§ To do: Reproduce all of the data below without alteration; exclude every picture.
==== Dataset content
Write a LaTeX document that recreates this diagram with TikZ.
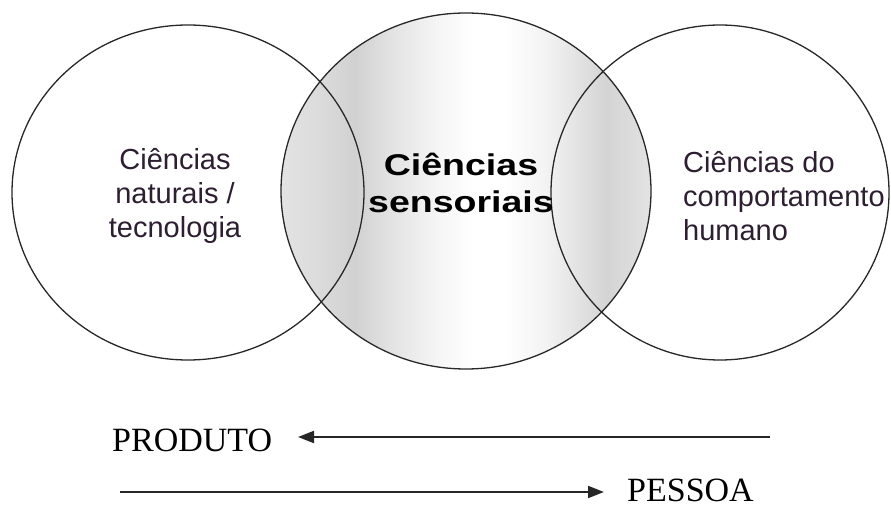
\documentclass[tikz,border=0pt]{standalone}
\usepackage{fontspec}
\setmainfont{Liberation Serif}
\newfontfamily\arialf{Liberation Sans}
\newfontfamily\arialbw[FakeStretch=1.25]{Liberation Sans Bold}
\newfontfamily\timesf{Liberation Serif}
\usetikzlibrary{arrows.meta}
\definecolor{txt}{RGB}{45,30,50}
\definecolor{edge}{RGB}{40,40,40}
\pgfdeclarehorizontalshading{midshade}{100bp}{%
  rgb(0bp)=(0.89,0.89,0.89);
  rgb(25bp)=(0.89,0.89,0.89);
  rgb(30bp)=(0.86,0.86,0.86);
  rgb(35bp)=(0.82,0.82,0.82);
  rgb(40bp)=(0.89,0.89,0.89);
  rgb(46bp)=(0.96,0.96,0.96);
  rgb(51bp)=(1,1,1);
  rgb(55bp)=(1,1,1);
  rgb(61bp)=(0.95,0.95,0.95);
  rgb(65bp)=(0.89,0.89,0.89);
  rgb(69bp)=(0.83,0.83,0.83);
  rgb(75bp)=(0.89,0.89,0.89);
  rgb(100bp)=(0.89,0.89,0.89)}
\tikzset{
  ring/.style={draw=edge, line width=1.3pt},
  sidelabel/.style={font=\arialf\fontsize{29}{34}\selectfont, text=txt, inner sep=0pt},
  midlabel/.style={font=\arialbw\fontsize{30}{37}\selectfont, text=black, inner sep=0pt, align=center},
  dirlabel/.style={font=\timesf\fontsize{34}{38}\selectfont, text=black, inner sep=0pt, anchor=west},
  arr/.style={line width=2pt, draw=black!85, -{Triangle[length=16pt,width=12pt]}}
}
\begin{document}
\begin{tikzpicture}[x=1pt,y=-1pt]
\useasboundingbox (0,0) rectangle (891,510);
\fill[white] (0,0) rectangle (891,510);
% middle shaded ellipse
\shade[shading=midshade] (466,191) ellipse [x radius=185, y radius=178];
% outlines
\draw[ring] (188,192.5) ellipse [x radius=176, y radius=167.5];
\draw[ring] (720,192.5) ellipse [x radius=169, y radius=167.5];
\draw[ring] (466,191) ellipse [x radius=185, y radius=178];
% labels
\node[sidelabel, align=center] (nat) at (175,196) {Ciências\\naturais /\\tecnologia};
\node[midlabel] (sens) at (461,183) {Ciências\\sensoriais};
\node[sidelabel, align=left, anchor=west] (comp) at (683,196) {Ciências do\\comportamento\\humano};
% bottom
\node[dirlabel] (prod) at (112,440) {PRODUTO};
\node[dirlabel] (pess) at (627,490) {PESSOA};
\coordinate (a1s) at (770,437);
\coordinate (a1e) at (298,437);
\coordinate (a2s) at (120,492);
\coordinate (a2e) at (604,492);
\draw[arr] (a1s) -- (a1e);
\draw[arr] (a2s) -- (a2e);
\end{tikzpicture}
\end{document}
========
§ Task answer:
Write a LaTeX document that recreates this diagram with TikZ.
\documentclass[tikz,border=0pt]{standalone}
\usepackage{fontspec}
\setmainfont{Liberation Serif}
\newfontfamily\arialf{Liberation Sans}
\newfontfamily\arialbw[FakeStretch=1.25]{Liberation Sans Bold}
\newfontfamily\timesf{Liberation Serif}
\usetikzlibrary{arrows.meta}
\definecolor{txt}{RGB}{45,30,50}
\definecolor{edge}{RGB}{40,40,40}
\pgfdeclarehorizontalshading{midshade}{100bp}{%
  rgb(0bp)=(0.89,0.89,0.89);
  rgb(25bp)=(0.89,0.89,0.89);
  rgb(30bp)=(0.86,0.86,0.86);
  rgb(35bp)=(0.82,0.82,0.82);
  rgb(40bp)=(0.89,0.89,0.89);
  rgb(46bp)=(0.96,0.96,0.96);
  rgb(51bp)=(1,1,1);
  rgb(55bp)=(1,1,1);
  rgb(61bp)=(0.95,0.95,0.95);
  rgb(65bp)=(0.89,0.89,0.89);
  rgb(69bp)=(0.83,0.83,0.83);
  rgb(75bp)=(0.89,0.89,0.89);
  rgb(100bp)=(0.89,0.89,0.89)}
\tikzset{
  ring/.style={draw=edge, line width=1.3pt},
  sidelabel/.style={font=\arialf\fontsize{29}{34}\selectfont, text=txt, inner sep=0pt},
  midlabel/.style={font=\arialbw\fontsize{30}{37}\selectfont, text=black, inner sep=0pt, align=center},
  dirlabel/.style={font=\timesf\fontsize{34}{38}\selectfont, text=black, inner sep=0pt, anchor=west},
  arr/.style={line width=2pt, draw=black!85, -{Triangle[length=16pt,width=12pt]}}
}
\begin{document}
\begin{tikzpicture}[x=1pt,y=-1pt]
\useasboundingbox (0,0) rectangle (891,510);
\fill[white] (0,0) rectangle (891,510);
% middle shaded ellipse
\shade[shading=midshade] (466,191) ellipse [x radius=185, y radius=178];
% outlines
\draw[ring] (188,192.5) ellipse [x radius=176, y radius=167.5];
\draw[ring] (720,192.5) ellipse [x radius=169, y radius=167.5];
\draw[ring] (466,191) ellipse [x radius=185, y radius=178];
% labels
\node[sidelabel, align=center] (nat) at (175,196) {Ciências\\naturais /\\tecnologia};
\node[midlabel] (sens) at (461,183) {Ciências\\sensoriais};
\node[sidelabel, align=left, anchor=west] (comp) at (683,196) {Ciências do\\comportamento\\humano};
% bottom
\node[dirlabel] (prod) at (112,440) {PRODUTO};
\node[dirlabel] (pess) at (627,490) {PESSOA};
\coordinate (a1s) at (770,437);
\coordinate (a1e) at (298,437);
\coordinate (a2s) at (120,492);
\coordinate (a2e) at (604,492);
\draw[arr] (a1s) -- (a1e);
\draw[arr] (a2s) -- (a2e);
\end{tikzpicture}
\end{document}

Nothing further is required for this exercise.